As Yale celebrates its 40th year of coeducation, it is fitting to ask questions about the female experience at college and beyond. Numerous groups on campus have reported on what life was like for those brave transfer students in the fall of 1969, and how life is different now for the women who now make up more-than half of Yale College’s population. But while many have reported progress, it is clear there are still things to be done need to do to achieve complete gender parity.

For me, the best avenue to achieving this equality is creating communities of women that support and empower one another. While it may be trite to group them under the umbrella of an “Old Girls Network,” the group mentality such a term describes is certainly something that is missing — both at Yale and in the larger world.

Hilary Pennington ’77 SOM ’83 argued for this support structure in her 2004 speech at the Association of Yale Alumni’s 2004 conference, “In the Company of Scholars: Yale Women In A Changing World.” She explained the need to make women’s empowerment and success a collective rather than individual struggle or “a common cause that sees the challenges and the struggles and the opportunities that we have as ones that are about women as a class, and ones that are going to require changes in the society, and not just in our individual lives.”

Women have made enormous strides in breaking into traditionally male professions since 1969, and increasingly identify themselves in terms of their work, rather than simply their personal lives.
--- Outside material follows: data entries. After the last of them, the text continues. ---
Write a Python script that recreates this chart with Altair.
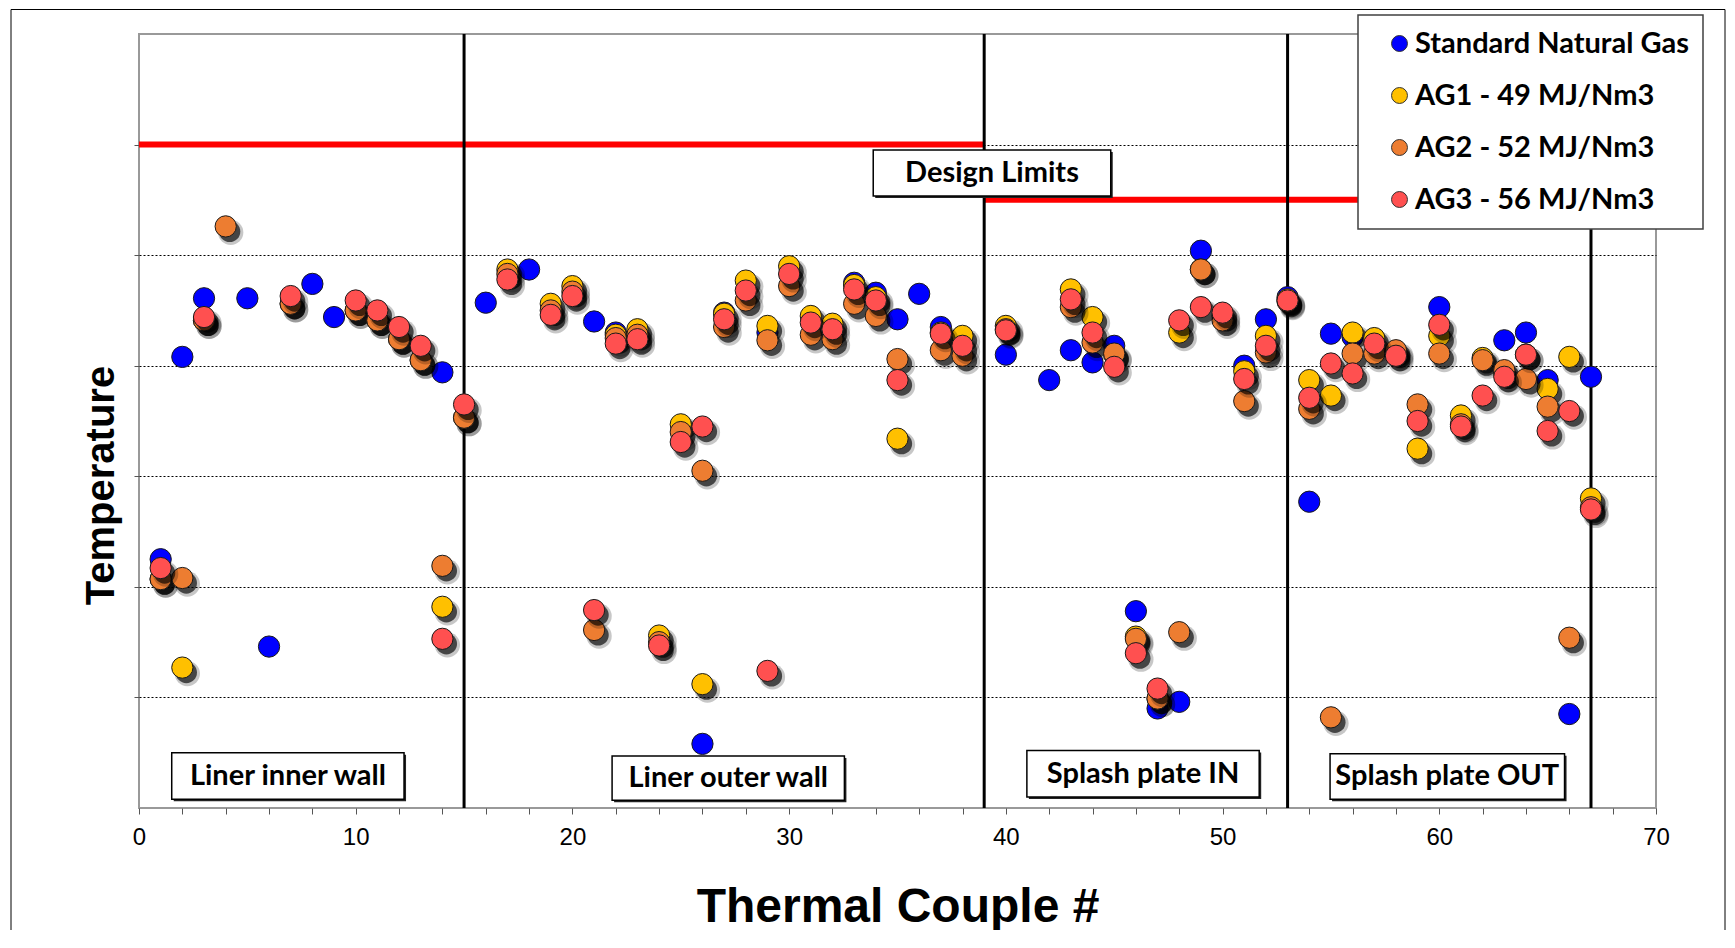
import altair as alt
import pandas as pd

N = None
thermocouple = list(range(1, 68))
series_names = ["Standard Natural Gas", "AG1 - 49 MJ/Nm3", "AG2 - 52 MJ/Nm3", "AG3 - 56 MJ/Nm3"]
series_colors = ["#0000FF", "#FFC000", "#ED7D31", "#FF5050"]

standard = [225, 408, 461, N, 461, 146, N, 474, 444, N,
            N, N, N, 394, N, 457, N, 487, N, N,
            440, 430, N, N, N, 58, 448, N, 430, N,
            N, N, 475, 466, 442, 465, 435, N, N, 410,
            N, 387, 414, 403, 418, 178, 90, 96, 504, N,
            400, 442, 462, 277, 429, 426, N, N, N, 453,
            N, N, 423, 430, 387, 85, 390]
ag1 = [207, 127, 441, N, N, N, 456, N, N, 450,
       441, 424, 405, 182, 353, N, 487, N, 456, 472,
       N, 428, 433, 156, 347, 112, 447, 477, 436, 490,
       445, 438, 473, 462, 334, N, 430, 427, N, 436,
       N, N, 469, 444, 410, 155, 99, 430, 487, 445,
       395, 427, 460, 387, 373, 430, 425, 412, 325, 427,
       355, 407, 393, 410, 379, 408, 280]
ag2 = [207, 208, 441, 526, N, N, 456, N, N, 450,
       441, 424, 405, 219, 353, N, 483, N, 450, 467,
       161, 425, 428, 150, 340, 305, 435, 459, 423, 472,
       428, 424, 456, 445, 406, N, 414, 409, N, 433,
       N, N, 453, 421, 411, 153, 99, 159, 487, 441,
       368, 412, 458, 361, 82, 411, 411, 414, 365, 411,
       347, 405, 396, 388, 363, 154, 272]
ag3 = [217, N, 444, N, N, N, 463, N, N, 459,
       450, 435, 418, 153, 365, N, 478, N, 446, 463,
       179, 420, 424, 147, 331, 345, 442, 468, 124, 483,
       439, 433, 469, 459, 387, N, 429, 418, N, 432,
       N, N, 460, 430, 399, 140, 108, 441, 453, 448,
       388, 418, 459, 371, 402, 393, 420, 409, 350, 437,
       345, 373, 390, 410, 341, 359, 270]

section_bounds = [15, 39, 53, 67]
limit_start = [0, 39]
limit_end = [39, 67]
limit_temp = [600, 550]

region_labels = ["Liner inner wall", "Liner outer wall", "Splash plate IN", "Splash plate OUT", "Design Limits"]
label_x = [6.87, 27.19, 46.33, 60.37, 39.36]
label_y = [29, 27, 31, 28.5, 574]
box_x0 = [1.51, 21.83, 40.97, 54.96, 33.88]
box_x1 = [12.23, 32.55, 51.69, 65.78, 44.84]
box_y0 = [8, 7, 10, 8, 553.5]
box_y1 = [50, 47, 52, 49, 595]

rows = []
for name, vals in zip(series_names, [standard, ag1, ag2, ag3]):
    for t, v in zip(thermocouple, vals):
        if v is not None:
            rows.append({"tc": t, "temp": v, "series": name})
points_df = pd.DataFrame(rows)

limits_df = pd.DataFrame({"start": limit_start, "end": limit_end, "lim": limit_temp})
bounds_df = pd.DataFrame({"bound": section_bounds})
labels_df = pd.DataFrame({"label": region_labels, "lx": label_x, "ly": label_y,
                          "bx0": box_x0, "bx1": box_x1, "by0": box_y0, "by1": box_y1})

x_scale = alt.Scale(domain=[0, 70], nice=False, zero=False)
y_scale = alt.Scale(domain=[0, 700], nice=False, zero=False)

x_axis = alt.Axis(
    title="Thermal Couple #", values=list(range(0, 71, 2)),
    labelExpr="datum.value % 10 == 0 ? datum.label : ''",
    grid=False, domain=False, ticks=True, tickColor="#555555", tickSize=6, tickWidth=1,
    labelFontSize=24, labelFont="Liberation Sans", labelColor="black", labelPadding=11,
    labelFlush=False, labelOverlap=False,
    titleFontSize=48, titleFont="Liberation Sans", titleFontWeight="bold", titleColor="black",
    titleY=113, titleBaseline="alphabetic",
)
y_axis = alt.Axis(
    title="Temperature", values=[100, 200, 300, 400, 500, 600], labels=False,
    grid=True, gridDash=[2, 2], gridColor="black", gridWidth=1, gridOpacity=1,
    domain=False, ticks=True, tickColor="#555555", tickSize=5,
    titleFontSize=40, titleFont="Liberation Sans", titleFontWeight="bold", titleColor="black",
    titleX=-26, titleY=451, titleAngle=270, titleAlign="center", titleBaseline="alphabetic",
)

def X(field):
    return alt.X(field, scale=x_scale, axis=x_axis)

def Y(field):
    return alt.Y(field, scale=y_scale, axis=y_axis)

frame = alt.Chart(alt.Data(values=[{"a": 1}])).mark_rect(
    filled=False, stroke="black", strokeWidth=1
).encode(x=alt.value(-128), x2=alt.value(1586), y=alt.value(-24.5), y2=alt.value(1000))

limit_lines = alt.Chart(limits_df).mark_rule(color="#FF0000", strokeWidth=6).encode(
    x=X("start:Q"), x2="end:Q", y=Y("lim:Q")
)

section_lines = alt.Chart(bounds_df).mark_rule(color="black", strokeWidth=3).encode(
    x=X("bound:Q")
)

box_shadow = alt.Chart(labels_df).mark_rect(fill="#222222", xOffset=2, yOffset=2, x2Offset=2, y2Offset=2).encode(
    x=X("bx0:Q"), x2="bx1:Q", y=Y("by0:Q"), y2="by1:Q"
)
boxes = alt.Chart(labels_df).mark_rect(fill="white", stroke="black", strokeWidth=1.5).encode(
    x=X("bx0:Q"), x2="bx1:Q", y=Y("by0:Q"), y2="by1:Q"
)
box_text = alt.Chart(labels_df).mark_text(
    font="Lato", fontSize=29, fontWeight="bold", color="black", align="center", baseline="middle"
).encode(x=X("lx:Q"), y=Y("ly:Q"), text="label:N")

color_enc = alt.Color(
    "series:N",
    scale=alt.Scale(domain=series_names, range=series_colors),
    legend=alt.Legend(title=None),
)

point_layers = []
for i, name in enumerate(series_names):
    base = alt.Chart(points_df).transform_filter(alt.datum.series == name)
    if i > 0:
        point_layers.append(
            base.mark_circle(color="black", opacity=0.22, size=640, xOffset=5, yOffset=6).encode(
                x=X("tc:Q"), y=Y("temp:Q"))
        )
        point_layers.append(
            base.mark_circle(color="black", opacity=0.65, size=452, xOffset=4, yOffset=5).encode(
                x=X("tc:Q"), y=Y("temp:Q"))
        )
    point_layers.append(
        base.mark_point(filled=True, shape="circle", size=452, stroke="#1a1a1a", strokeWidth=1, opacity=1).encode(
            x=X("tc:Q"), y=Y("temp:Q"), color=color_enc)
    )

chart = alt.layer(
    frame, limit_lines, section_lines, box_shadow, boxes, box_text, *point_layers
).properties(
    width=1517, height=774,
    autosize=alt.AutoSizeParams(type="none"),
    padding={"left": 131, "top": 26, "right": 70, "bottom": 122},
    background="white",
).configure_view(
    stroke="#999999", strokeWidth=2
).configure_legend(
    orient="none", legendX=1219, legendY=-19,
    fillColor="white", strokeColor="#404040", strokeWidth=1.5,
    padding=14, symbolOffset=13, rowPadding=22,
    labelFontSize=29, labelFont="Lato", labelFontWeight="bold", labelColor="black",
    labelLimit=600, labelOffset=1,
    symbolSize=254, symbolType="circle", symbolStrokeColor="#333333", symbolStrokeWidth=1,
)

chart.save("out.html", embed_options={"renderer": "svg", "actions": False})
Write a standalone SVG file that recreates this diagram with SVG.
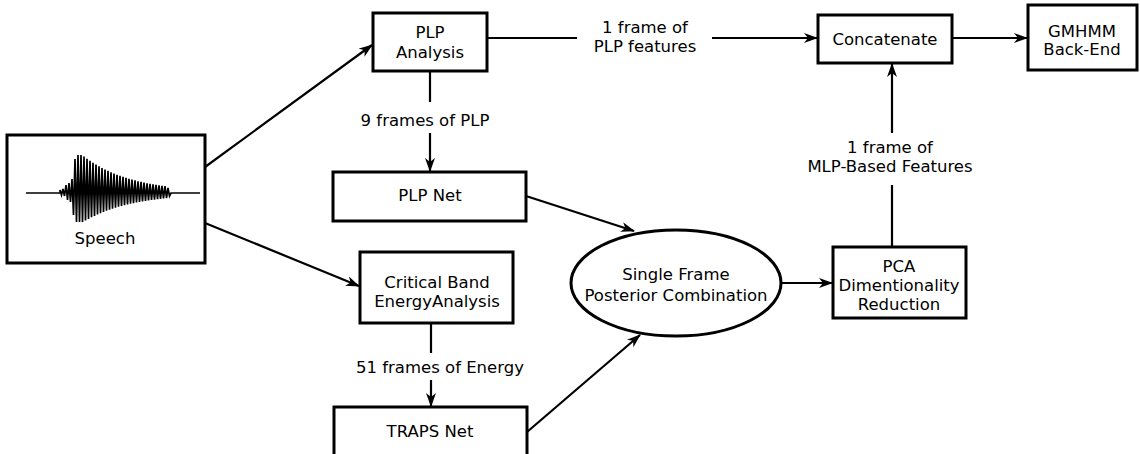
<svg xmlns="http://www.w3.org/2000/svg" width="1140" height="454" viewBox="0 0 1140 454">
<defs>
<style>
.box{fill:#fff;stroke:#000;stroke-width:3}
.ln{fill:none;stroke:#000;stroke-width:2.2}
text{font-family:"DejaVu Sans","Liberation Sans",sans-serif;font-size:16.5px;fill:#000;text-anchor:middle}
</style>
<marker id="ah" viewBox="0 0 14 10" markerWidth="14" markerHeight="10" refX="13" refY="5" orient="auto" markerUnits="userSpaceOnUse">
<path d="M0,0 L14,5 L0,10 L4,5 z" fill="#000"/>
</marker>
</defs>
<rect width="1140" height="454" fill="#fff"/>
<g id="connectors">
<line class="ln" x1="205" y1="167" x2="372" y2="45" marker-end="url(#ah)"/>
<line class="ln" x1="205" y1="223" x2="359" y2="286" marker-end="url(#ah)"/>
<line class="ln" x1="430" y1="71" x2="430" y2="102"/>
<line class="ln" x1="430" y1="133" x2="430" y2="171" marker-end="url(#ah)"/>
<line class="ln" x1="487" y1="38" x2="577" y2="38"/>
<line class="ln" x1="712" y1="38" x2="817" y2="38" marker-end="url(#ah)"/>
<line class="ln" x1="952" y1="38" x2="1027" y2="38" marker-end="url(#ah)"/>
<line class="ln" x1="526" y1="196" x2="634" y2="231" marker-end="url(#ah)"/>
<line class="ln" x1="431" y1="323" x2="431" y2="353"/>
<line class="ln" x1="431" y1="380" x2="431" y2="406" marker-end="url(#ah)"/>
<line class="ln" x1="527" y1="432" x2="640" y2="335" marker-end="url(#ah)"/>
<line class="ln" x1="781" y1="283" x2="832" y2="283" marker-end="url(#ah)"/>
<line class="ln" x1="892" y1="247" x2="892" y2="185"/>
<line class="ln" x1="892" y1="133" x2="892" y2="64" marker-end="url(#ah)"/>
<text x="645" y="33">1 frame of</text>
<text x="645" y="52">PLP features</text>
<text x="425" y="126">9 frames of PLP</text>
<text x="440" y="373">51 frames of Energy</text>
<text x="890" y="153">1 frame of</text>
<text x="890" y="172">MLP-Based Features</text>
</g>
<g id="speech">
<rect class="box" x="7" y="135" width="198" height="128"/>
<path fill="none" stroke="#000" stroke-width="1.7" d="M26,193 L60,193 L60,190 L61.5,195 L63,189 L64.5,196 L66,185 L67.5,200 L69,183 L70.5,202 L72,179 L73.5,215 L75,159 L76.5,222 L78,155 L79.5,222 L81,155 L82.5,222 L84,156.6 L85.5,220.6 L87,158.8 L88.5,218.9 L90,160.8 L91.5,217.3 L93,162.8 L94.5,215.9 L96,164.6 L97.5,214.5 L99,166.3 L100.5,213.2 L102,168 L103.5,211.9 L105,169.5 L106.5,210.8 L108,170.9 L109.5,209.7 L111,172.2 L112.5,208.7 L114,173.5 L115.5,207.8 L117,174.7 L118.5,206.8 L120,175.8 L121.5,206 L123,176.8 L124.5,205.2 L126,177.8 L127.5,204.5 L129,178.7 L130.5,203.8 L132,179.6 L133.5,203.1 L135,180.4 L136.5,202.5 L138,181.2 L139.5,202 L141,181.9 L142.5,201.4 L144,182.6 L145.5,200.9 L147,183.2 L148.5,200.5 L150,183.8 L151.5,200 L153,184.3 L154.5,199.6 L156,184.8 L157.5,199.2 L159,185.3 L160.5,198.8 L162,185.8 L163.5,198.5 L165,186.2 L166.5,198 L168,188 L169.5,196 L171,193 L200,193"/>
<text x="105" y="244">Speech</text>
</g>
<g id="plp-analysis">
<rect class="box" x="373" y="13" width="114" height="58"/>
<text x="430" y="38">PLP</text>
<text x="430" y="58">Analysis</text>
</g>
<g id="concatenate">
<rect class="box" x="818" y="15" width="134" height="48"/>
<text x="885" y="45">Concatenate</text>
</g>
<g id="gmhmm">
<rect class="box" x="1028" y="5" width="109" height="65"/>
<text x="1082" y="37">GMHMM</text>
<text x="1082" y="55">Back-End</text>
</g>
<g id="plp-net">
<rect class="box" x="333" y="172" width="193" height="49"/>
<text x="430" y="201">PLP Net</text>
</g>
<g id="critical-band">
<rect class="box" x="360" y="252" width="153" height="71"/>
<text x="437" y="288">Critical Band</text>
<text x="437" y="307">EnergyAnalysis</text>
</g>
<g id="traps-net">
<rect class="box" x="334" y="407" width="193" height="60"/>
<text x="430" y="437">TRAPS Net</text>
</g>
<g id="posterior-combination">
<ellipse class="box" cx="676" cy="283" rx="105" ry="53"/>
<text x="676" y="280">Single Frame</text>
<text x="676" y="301">Posterior Combination</text>
</g>
<g id="pca">
<rect class="box" x="833" y="247" width="133" height="71"/>
<text x="899" y="272">PCA</text>
<text x="899" y="291">Dimentionality</text>
<text x="899" y="310">Reduction</text>
</g>
</svg>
These changes represent enormous success. But if women are going hold more than 20 percent of senior management positions at top companies or 16 percent of seats in Congress, we still must work to create an environment where women support and applaud one another’s ambitions.

Ambition, though, is a volatile word. Openly ambitious women both on campus and in the public eye often are castigated for wanting to be leaders and get ahead (Martha Stewart, anyone?). According to a recent report in Time Magazine, more than two-thirds of women think that men resent women in powerful positions (“What women want now – the state of the American woman,” Oct. 14). How do we prevent such resentment from being a factor in women’s career — or, perhaps more appropriately at Yale, academic and extracurricular — choices?

We do so by encouraging these female communities, whether informally within college suites or more formally through mentorship groups within organizations or majors. We continue to questions the status quo of women’s place within the workforce, within community groups and at home. We need still organizations — the Permanent Commission on the Status of Women among them — to continue advocating for all women seeking the same economic and social security as men.

Natalie Kotkin is a junior in Trumbull College and the Co-Chair of Conference for the Women’s Leadership Initiative at Yale.